Here, the evidence against petitioner consisted entirely of the hearsay allegations made by the children.  The Child Protective Services caseworker testified regarding her interviews with the children, and the Administrative Law Judge (hereinafter the ALJ) viewed DVD recordings of the interviews.  The ALJ determined that petitioner did not sexually abuse the younger child and that he did not inappropriately touch the older child, but, rather, only touched her incidentally while “scooching” her away from the edge of the bed to prevent her from falling.  However, the ALJ concluded that the older child's hearsay allegations supported the determination that petitioner had, notwithstanding his denial, sexually abused the older child by forcing her to touch his genital area, near his penis, with her hand.

“To be sure, an administrative determination may, under appropriate circumstances, be based entirely upon hearsay evidence, and there is no question that hearsay is admissible in expungement hearings and, if sufficiently relevant and probative, may constitute substantial evidence to support the underlying determination” (Matter of Theresa WW. v. New York State Off. of Children & Family Servs., 123 AD3d at 1176 [internal quotation marks and citations omitted];  see Matter of Stephen FF. v. Johnson, 23 AD3d at 978–979).  Upon reviewing the recording of the caseworker's interview of the older child, the ALJ found the child to be a credible witness for a number of reasons, notably the change in her demeanor when she began speaking about petitioner forcing her to touch him and the reason that she provided for finally deciding to report the abuse.  The ALJ also found that the older child's testimony was corroborated, to an extent, by petitioner's admission that he entered her bedroom at night and repositioned her in the manner described by the child.

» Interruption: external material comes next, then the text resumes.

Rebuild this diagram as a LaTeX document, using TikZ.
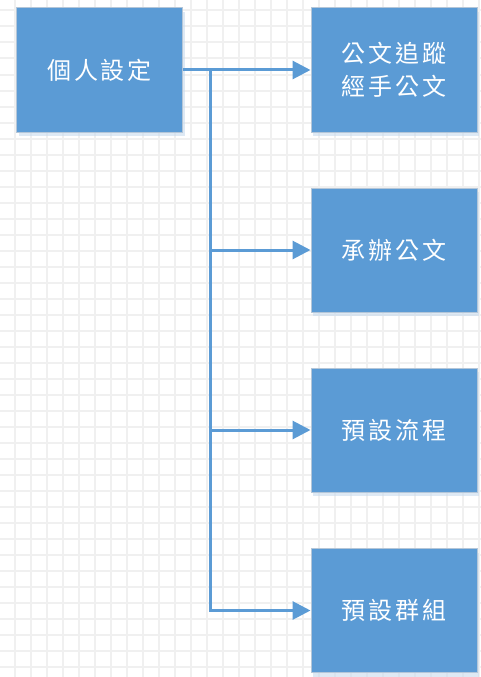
\documentclass[tikz,border=0pt]{standalone}
\usepackage{fontspec}
\newfontfamily\cjk[LetterSpace=12]{Noto Sans CJK TC}
\usetikzlibrary{arrows.meta,shadows}
\definecolor{boxblue}{HTML}{5B9BD5}
\definecolor{boxedge}{HTML}{B4C6D8}
\definecolor{gridgray}{HTML}{F0F0F0}
\definecolor{shadowblue}{HTML}{C9DBEE}
\tikzset{
  box/.style={rectangle, fill=boxblue, draw=boxedge, line width=1pt,
    minimum width=166pt, minimum height=124pt, inner sep=0pt,
    text=white, align=center, font=\cjk\fontsize{24}{33}\selectfont,
    drop shadow={shadow xshift=2pt, shadow yshift=-4pt, fill=shadowblue, opacity=0.6}},
  conn/.style={draw=boxblue, line width=3pt,
    -{Triangle[length=18pt,width=18pt]}},
}
\begin{document}
\begin{tikzpicture}[x=1pt,y=-1pt]
\useasboundingbox (0,0) rectangle (481,677);
\fill[white] (0,0) rectangle (481,677);
% grid
\foreach \i in {0,...,29} {
  \draw[gridgray, line width=2pt] ({15+16*\i},0) -- ({15+16*\i},677);
}
\foreach \j in {0,...,42} {
  \draw[gridgray, line width=2pt] (0,{10.5+16*\j}) -- (481,{10.5+16*\j});
}
\node[box] (A) at (99.5,70) {個人設定};
\node[box] (B) at (394,70) {公文追蹤\\經手公文};
\node[box] (C) at (394,250) {承辦公文};
\node[box] (D) at (394,430) {預設流程};
\node[box] (E) at (394,610.5) {預設群組};
\coordinate (T) at (210,70);
\draw[conn] (A.east) -- (B.west);
\draw[conn] (T) |- (C.west);
\draw[conn] (T) |- (D.west);
\draw[conn] (T) |- (E.west);
\end{tikzpicture}
\end{document}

By contrast, the ALJ found petitioner to be less credible, citing his testimony that the mother had disciplined the children by repeatedly beating them with a studded belt—approximately 200 times during the two years he had lived with the mother and the children—as being particularly incredible, inasmuch as there was no evidence that either child had sustained any physical injuries during the relevant time period.  Moreover, the ALJ also found it inconceivable that petitioner would not have taken affirmative action to address such extreme discipline, especially in light of the fact that, as a paramedic, he was a mandated reporter of child abuse.  The ALJ also found that petitioner's testimony that the mother was responsible for disciplining the children was contradicted by the testimony of his witnesses and his character references, who all described the mother as being frequently absent and uninvolved, thereby leaving petitioner to entertain and discipline the children.  Under the particular facts of this case, we conclude that the hearsay allegations of the older child were sufficiently reliable and that substantial evidence supports the determination that petitioner abused the older child and, therefore, that both children were maltreated.

ADJUDGED that the determination is confirmed, without costs, and petition dismissed.